USNA94

This is spot on and 100% correct. Operating your car with anything higher than required to prevent knocking is just wasting your money. Octane rating does not relate to the energy content of the fuel. It is only a measure of the fuel's tendency to burn in a controlled manner, rather than exploding in an uncontrolled manner. Octane is not something you add to a fuel, it is just a rating on a fuel's resistance to preignition (knocking). Certain additives are added to the fuel to increase the octane rating. Until the 1970's, Tetra-ethyl lead was that additive (hence leaded gas) but has been since replaced by MTBE as the additive used for health and environmental reasons.
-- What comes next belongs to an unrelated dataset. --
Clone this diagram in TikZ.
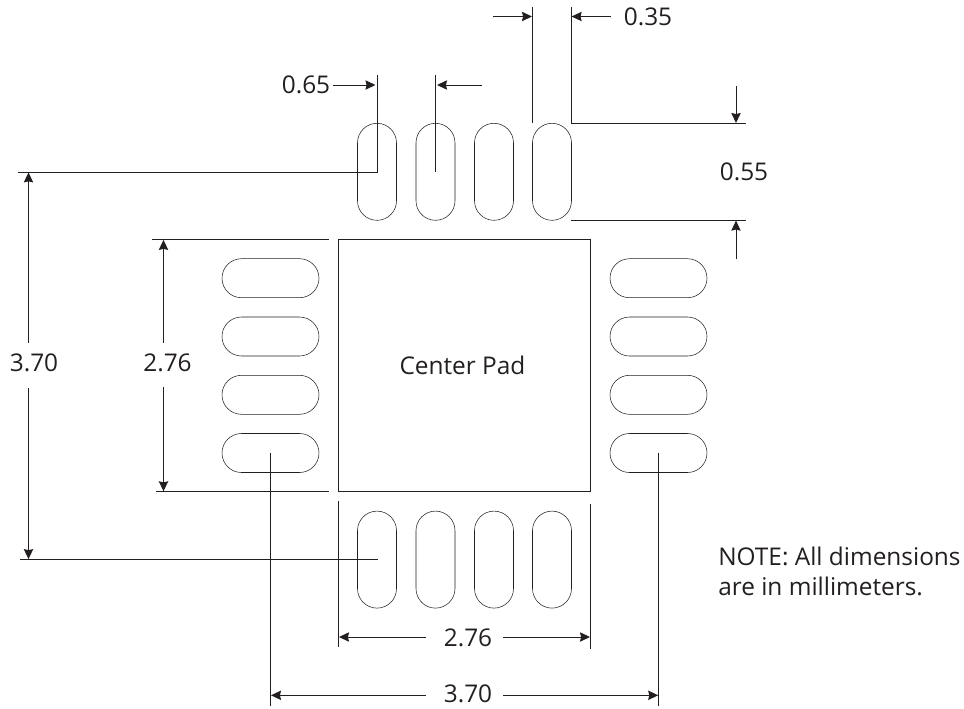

A fuel with a higher octane rating can be run at a higher compression ratio without detonating. Compression is directly related to power, so engines that require higher octane usually deliver more motive power. Engine power is a function of the fuel, as well as the engine design, and is related to octane rating of the fuel. Power is limited by the maximum amount of fuel-air mixture that can be forced into the combustion chamber. When the throttle is partially open, only a small fraction of the total available power is produced because the manifold is operating at pressures far below atmospheric. In this case, the octane requirement is far lower than when the throttle is opened fully and the manifold pressure increases to atmospheric pressure, or higher in the case of supercharged or turbocharged engines. Many high-performance engines like the Z's are designed to operate with a high maximum compression, and thus demand high-octane premium gasoline. A common misconception is that power output or fuel mileage can be improved by burning higher octane fuel than a particular engine was designed for. The power output of an engine depends in part on the energy density of its fuel, but similar fuels with different octane ratings have similar density. Since switching to a higher octane fuel does not add any more hydrocarbon content or oxygen, the engine cannot produce more power.
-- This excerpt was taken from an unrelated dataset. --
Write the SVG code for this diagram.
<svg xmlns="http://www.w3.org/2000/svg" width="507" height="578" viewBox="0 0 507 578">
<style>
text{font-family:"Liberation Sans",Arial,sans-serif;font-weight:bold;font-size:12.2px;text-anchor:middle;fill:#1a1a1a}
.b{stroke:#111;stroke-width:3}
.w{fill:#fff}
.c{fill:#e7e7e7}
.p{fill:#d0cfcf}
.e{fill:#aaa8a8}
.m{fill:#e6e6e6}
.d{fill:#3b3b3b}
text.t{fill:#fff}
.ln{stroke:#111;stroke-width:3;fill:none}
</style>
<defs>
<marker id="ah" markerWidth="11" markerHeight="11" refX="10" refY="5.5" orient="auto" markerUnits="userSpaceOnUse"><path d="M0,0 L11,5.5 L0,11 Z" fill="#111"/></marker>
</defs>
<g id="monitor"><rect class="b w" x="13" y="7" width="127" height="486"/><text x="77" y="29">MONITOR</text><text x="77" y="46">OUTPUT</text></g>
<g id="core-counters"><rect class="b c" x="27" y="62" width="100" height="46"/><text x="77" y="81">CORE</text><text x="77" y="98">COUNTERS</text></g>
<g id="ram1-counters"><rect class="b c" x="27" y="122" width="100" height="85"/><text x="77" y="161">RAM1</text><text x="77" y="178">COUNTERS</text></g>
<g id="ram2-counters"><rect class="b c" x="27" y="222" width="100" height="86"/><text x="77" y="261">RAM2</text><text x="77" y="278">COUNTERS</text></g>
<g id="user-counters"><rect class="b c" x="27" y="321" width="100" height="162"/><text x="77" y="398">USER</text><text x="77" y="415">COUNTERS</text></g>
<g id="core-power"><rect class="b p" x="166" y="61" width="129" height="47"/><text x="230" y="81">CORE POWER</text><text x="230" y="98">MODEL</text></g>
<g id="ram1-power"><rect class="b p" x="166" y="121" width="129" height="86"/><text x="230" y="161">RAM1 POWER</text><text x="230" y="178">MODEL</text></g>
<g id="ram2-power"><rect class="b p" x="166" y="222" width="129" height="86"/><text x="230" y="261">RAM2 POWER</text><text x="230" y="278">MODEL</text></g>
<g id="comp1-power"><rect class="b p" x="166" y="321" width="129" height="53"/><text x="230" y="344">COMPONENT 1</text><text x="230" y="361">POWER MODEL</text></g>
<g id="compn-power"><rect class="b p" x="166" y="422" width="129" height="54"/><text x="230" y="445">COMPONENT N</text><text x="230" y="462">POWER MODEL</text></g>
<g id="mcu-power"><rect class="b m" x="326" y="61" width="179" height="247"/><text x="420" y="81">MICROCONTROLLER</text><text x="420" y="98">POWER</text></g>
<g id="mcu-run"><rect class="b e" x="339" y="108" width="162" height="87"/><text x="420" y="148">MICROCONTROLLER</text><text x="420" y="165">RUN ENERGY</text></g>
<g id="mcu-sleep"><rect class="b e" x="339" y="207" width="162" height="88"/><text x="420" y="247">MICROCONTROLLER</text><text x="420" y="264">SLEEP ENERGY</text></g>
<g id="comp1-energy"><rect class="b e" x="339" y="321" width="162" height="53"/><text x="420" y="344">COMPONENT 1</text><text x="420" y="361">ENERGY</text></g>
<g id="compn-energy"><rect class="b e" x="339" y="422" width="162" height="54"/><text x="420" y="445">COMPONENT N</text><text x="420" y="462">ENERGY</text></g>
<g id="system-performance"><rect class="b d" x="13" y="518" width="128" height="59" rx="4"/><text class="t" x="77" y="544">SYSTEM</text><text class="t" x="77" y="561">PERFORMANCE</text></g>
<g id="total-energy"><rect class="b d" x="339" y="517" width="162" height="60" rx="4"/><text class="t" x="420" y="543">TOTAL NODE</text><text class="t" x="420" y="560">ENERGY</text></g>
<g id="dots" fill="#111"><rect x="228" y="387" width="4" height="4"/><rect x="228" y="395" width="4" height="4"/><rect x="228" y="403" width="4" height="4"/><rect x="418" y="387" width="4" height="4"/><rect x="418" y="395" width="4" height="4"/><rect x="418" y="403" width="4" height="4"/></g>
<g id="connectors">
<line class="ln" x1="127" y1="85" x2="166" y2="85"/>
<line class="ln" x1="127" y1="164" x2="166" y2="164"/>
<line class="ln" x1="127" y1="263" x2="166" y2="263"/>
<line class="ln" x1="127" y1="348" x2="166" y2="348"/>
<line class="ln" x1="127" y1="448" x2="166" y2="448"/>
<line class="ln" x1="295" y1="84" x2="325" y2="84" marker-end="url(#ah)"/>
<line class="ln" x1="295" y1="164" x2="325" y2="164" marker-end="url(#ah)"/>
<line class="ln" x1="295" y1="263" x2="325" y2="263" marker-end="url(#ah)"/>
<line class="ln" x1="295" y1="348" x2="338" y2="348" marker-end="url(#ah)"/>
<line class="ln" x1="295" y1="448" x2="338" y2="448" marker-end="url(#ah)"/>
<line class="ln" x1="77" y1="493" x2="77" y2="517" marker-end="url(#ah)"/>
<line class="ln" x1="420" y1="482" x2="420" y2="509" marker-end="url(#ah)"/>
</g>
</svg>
However, burning fuel with a lower octane rating than required by the engine often reduces power output and efficiency one way or another. If the engine begins to detonate (knock), that reduces power and efficiency for the reasons stated above. Many modern car engines feature a knock sensor which detects knock, and then sends a signal to the engine control unit to retard the ignition timing. Retarding the ignition timing reduces the tendency to detonate, but also reduces power output and fuel efficiency.
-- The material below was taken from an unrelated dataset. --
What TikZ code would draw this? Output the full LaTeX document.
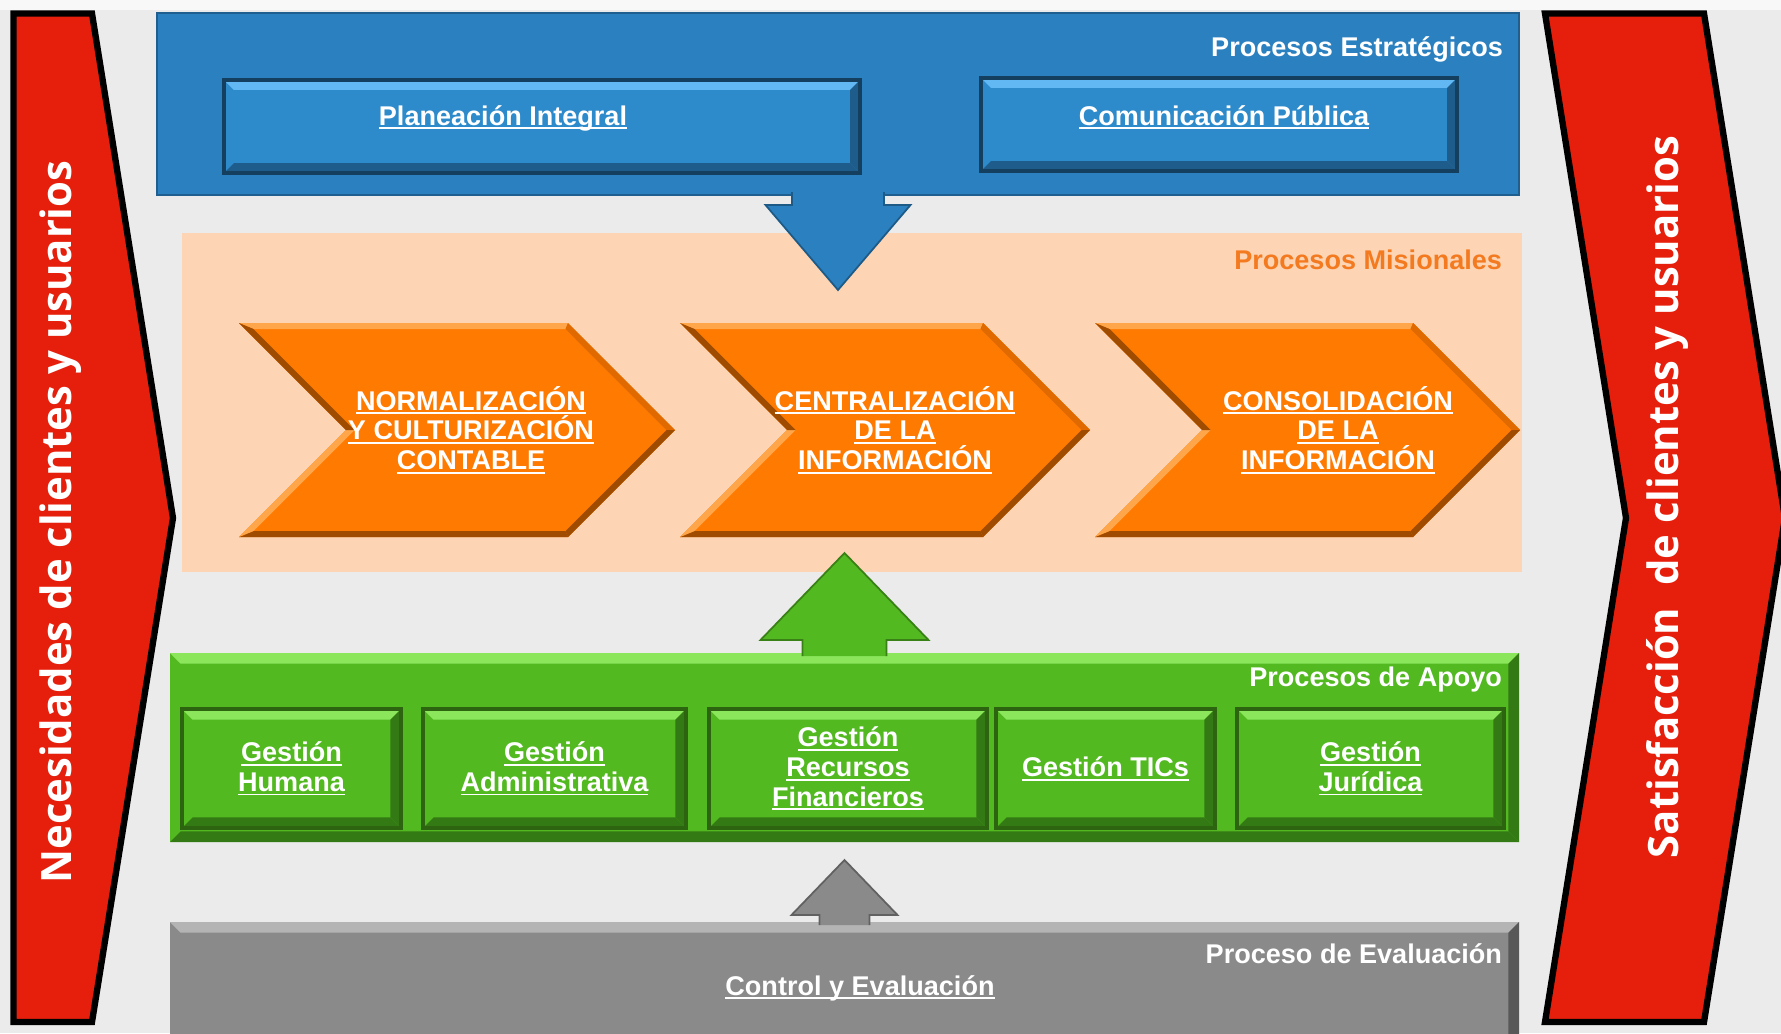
\documentclass[tikz,border=0pt]{standalone}
\usepackage{fontspec}
\setmainfont{Liberation Sans}
\newfontfamily\sidefont{Open Sans}
\usetikzlibrary{calc}

\newcommand{\undl}[1]{\begingroup\setbox0=\hbox{#1}\rlap{\rule[-1.2pt]{\wd0}{0.55pt}}\box0\endgroup}

\definecolor{bggray}{HTML}{EBEBEB}
\definecolor{topstrip}{HTML}{F8F8F8}
\definecolor{sidered}{HTML}{E61F0C}
\definecolor{stratblue}{HTML}{2B80C0}
\definecolor{stratedge}{HTML}{1F5F90}
\definecolor{btnblue}{HTML}{2E8BCB}
\definecolor{btnbluelight}{HTML}{62B8F2}
\definecolor{btnblueshade}{HTML}{1E5C8C}
\definecolor{btnblueborder}{HTML}{143F5E}
\definecolor{peach}{HTML}{FDD5B5}
\definecolor{misorange}{HTML}{F47A20}
\definecolor{chevface}{HTML}{FF7A00}
\definecolor{chevlight}{HTML}{FFA54A}
\definecolor{chevmid}{HTML}{E06A00}
\definecolor{chevdark}{HTML}{A04C00}
\definecolor{apoyogreen}{HTML}{52B920}
\definecolor{greenlight}{HTML}{8CE65C}
\definecolor{greenshade}{HTML}{347A14}
\definecolor{greenborder}{HTML}{2C6410}
\definecolor{evalgray}{HTML}{8A8A8A}
\definecolor{graylight}{HTML}{B4B4B4}
\definecolor{grayshade}{HTML}{585858}

\tikzset{
  every node/.style={inner sep=0pt, outer sep=0pt},
  bevel/.style n args={3}{path picture={
      \coordinate (bnw) at (path picture bounding box.north west);
      \coordinate (bne) at (path picture bounding box.north east);
      \coordinate (bse) at (path picture bounding box.south east);
      \coordinate (bsw) at (path picture bounding box.south west);
      \fill[#1] (bnw) -- (bne) -- ([shift={(-#3,-#3)}]bne) -- ([shift={(#3,-#3)}]bnw) -- cycle;
      \fill[#2] (bne) -- (bse) -- ([shift={(-#3,#3)}]bse) -- ([shift={(-#3,-#3)}]bne) -- cycle;
      \fill[#2] (bse) -- (bsw) -- ([shift={(#3,#3)}]bsw) -- ([shift={(-#3,#3)}]bse) -- cycle;
  }},
  sidearrow/.style={fill=sidered, draw=black, line width=1.8pt, line join=miter},
  sidetext/.style={text=white, rotate=90, anchor=base, font={\sidefont\bfseries\fontsize{11.9}{14}\selectfont}},
  btntext/.style={text=white, font={\bfseries\fontsize{7.7}{8.5}\selectfont}},
  grouptitle/.style={text=white, anchor=base east, font={\bfseries\fontsize{7.7}{8.5}\selectfont}},
  chevtext/.style={btntext, align=center},
  stratbox/.style={rectangle, fill=stratblue, draw=stratedge, line width=0.6pt},
  bluebtn/.style={rectangle, fill=btnblue, draw=btnblueborder, line width=1pt, minimum height=0.93cm, bevel={btnbluelight}{btnblueshade}{2.8pt}},
  misbox/.style={rectangle, fill=peach},
  apoyobox/.style={rectangle, fill=apoyogreen, bevel={greenlight}{greenshade}{3pt}},
  greenbtn/.style={rectangle, fill=apoyogreen, draw=greenborder, line width=0.9pt, minimum height=1.19cm, bevel={greenlight}{greenshade}{3pt}, btntext, align=center},
  evalbox/.style={rectangle, fill=evalgray, bevel={graylight}{grayshade}{3pt}},
  blockarrow/.style={fill=#1, draw=#1!70!black, line width=0.5pt, line join=miter},
}

\begin{document}
\begin{tikzpicture}[x=1cm, y=-1cm]
\useasboundingbox (0,0) rectangle (17.81,10.33);
\clip (0,0) rectangle (17.81,10.33);
\fill[bggray] (0,0) rectangle (17.81,10.33);
\fill[topstrip] (0,0) rectangle (17.81,0.10);

% clientes: entrada y salida
\draw[sidearrow] (0.135,0.135) -- (0.92,0.135) -- (1.73,5.18) -- (0.92,10.22) -- (0.135,10.22) -- cycle;
\draw[sidearrow] (15.45,0.135) -- (17.04,0.135) -- (17.85,5.18) -- (17.04,10.22) -- (15.45,10.22) -- (16.26,5.18) -- cycle;
\node[sidetext] (necesidades) at (0.71,5.22) {Necesidades de clientes y usuarios};
\node[sidetext] (satisfaccion) at (16.78,4.97) {Satisfacción\ \ de clientes y usuarios};

% estrategicos
\node[stratbox, minimum width=13.62cm, minimum height=1.82cm] (estrategicos) at (8.38,1.04) {};
\node[grouptitle] (titestr) at (15.03,0.56) {Procesos Estratégicos};
\node[bluebtn, minimum width=6.36cm] (planeacion) at (5.42,1.265) {};
\node[btntext, anchor=base] (txtplan) at (5.03,1.25) {\undl{Planeación Integral}};
\node[bluebtn, minimum width=4.76cm] (comunicacion) at (12.19,1.245) {};
\node[btntext, anchor=base] (txtcom) at (12.24,1.25) {\undl{Comunicación Pública}};

% misionales
\node[misbox, minimum width=13.40cm, minimum height=3.39cm] (misionales) at (8.52,4.025) {};
\node[grouptitle, text=misorange] (titmis) at (15.02,2.69) {Procesos Misionales};

\foreach \nm/\cl/\cw/\tx/\txt in {%
  normalizacion/2.39/4.36/4.71/{\undl{NORMALIZACIÓN}\\\undl{Y CULTURIZACIÓN}\\\undl{CONTABLE}},
  centralizacion/6.80/4.10/8.95/{\undl{CENTRALIZACIÓN}\\\undl{DE LA}\\\undl{INFORMACIÓN}},
  consolidacion/10.95/4.25/13.38/{\undl{CONSOLIDACIÓN}\\\undl{DE LA}\\\undl{INFORMACIÓN}}}{
  \pgfmathsetmacro{\cp}{\cl+\cw}
  \pgfmathsetmacro{\ck}{\cp-1.07}
  \pgfmathsetmacro{\cn}{\cl+1.07}
  \fill[chevface] (\cl,3.23) -- (\ck,3.23) -- (\cp,4.30) -- (\ck,5.37) -- (\cl,5.37) -- (\cn,4.30) -- cycle;
  \fill[chevlight] (\cl,3.23) -- (\ck,3.23) -- (\ck-0.025,3.29) -- (\cl+0.145,3.29) -- cycle;
  \fill[chevmid] (\ck,3.23) -- (\cp,4.30) -- (\cp-0.085,4.30) -- (\ck-0.025,3.29) -- cycle;
  \fill[chevdark] (\cp,4.30) -- (\ck,5.37) -- (\ck-0.025,5.31) -- (\cp-0.085,4.30) -- cycle;
  \fill[chevdark] (\ck,5.37) -- (\cl,5.37) -- (\cl+0.145,5.31) -- (\ck-0.025,5.31) -- cycle;
  \fill[chevlight] (\cl,5.37) -- (\cn,4.30) -- (\cn+0.085,4.30) -- (\cl+0.145,5.31) -- cycle;
  \fill[chevdark] (\cn,4.30) -- (\cl,3.23) -- (\cl+0.145,3.29) -- (\cn+0.085,4.30) -- cycle;
  \node[chevtext] (\nm) at (\tx,4.30) {\txt};
}

\draw[blockarrow=stratblue] ($(estrategicos.south)+(-0.46,-0.03)$) -- ++(0,0.13) -- ++(-0.265,0)
  -- ++(0.725,0.85) -- ++(0.725,-0.85) -- ++(-0.265,0) -- ++(0,-0.13);

% apoyo
\node[apoyobox, minimum width=13.49cm, minimum height=1.89cm] (apoyo) at (8.445,7.475) {};
\node[grouptitle] (titapoyo) at (15.02,6.86) {Procesos de Apoyo};
\node[greenbtn, minimum width=2.19cm] (humana) at (2.915,7.685) {\undl{Gestión}\\\undl{Humana}};
\node[greenbtn, minimum width=2.63cm] (administrativa) at (5.545,7.685) {\undl{Gestión}\\\undl{Administrativa}};
\node[greenbtn, minimum width=2.78cm] (financieros) at (8.48,7.685) {\undl{Gestión}\\\undl{Recursos}\\\undl{Financieros}};
\node[greenbtn, minimum width=2.19cm] (tics) at (11.055,7.685) {\undl{Gestión TICs}};
\node[greenbtn, minimum width=2.67cm] (juridica) at (13.705,7.685) {\undl{Gestión}\\\undl{Jurídica}};
\draw[blockarrow=apoyogreen] ($(apoyo.north)+(-0.42,0.03)$) -- ++(0,-0.16) -- ++(-0.42,0)
  -- ++(0.84,-0.87) -- ++(0.84,0.87) -- ++(-0.42,0) -- ++(0,0.16);

% evaluacion
\node[evalbox, minimum width=13.49cm, minimum height=1.30cm] (evaluacion) at (8.445,9.87) {};
\node[grouptitle] (titeval) at (15.02,9.63) {Proceso de Evaluación};
\node[btntext, anchor=base] (control) at (8.60,9.95) {\undl{Control y Evaluación}};
\draw[blockarrow=evalgray] ($(evaluacion.north)+(-0.25,0.03)$) -- ++(0,-0.10) -- ++(-0.28,0)
  -- ++(0.53,-0.55) -- ++(0.53,0.55) -- ++(-0.28,0) -- ++(0,0.10);
\end{tikzpicture}
\end{document}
While working on my undergraduate degree (mech eng) I took a course on internal combustion engines and my professor was an expert in this field. I clearly recall him telling us that using a higher octane rating than required was a waste of money. He suggested that if your car did not ping or knock while going up an incline or hill (where this usually presents itself first) then you were fine with your current octane rating. We even had a lab where there was a Ford V-8 on a test stand hooked up to a dyno that we ran tests on comparing power versus different variable such as fuel mixture and octane rating. Our tests showed that there was no appreciable increase in power when using a higher octane rated fuel but there was definitely a decrease in power when using a lower octane rated fuel at the higher end of the RPM spectrum.

Now, would you like me to prove that Force=mass x acceleration or are you going to take my word for it?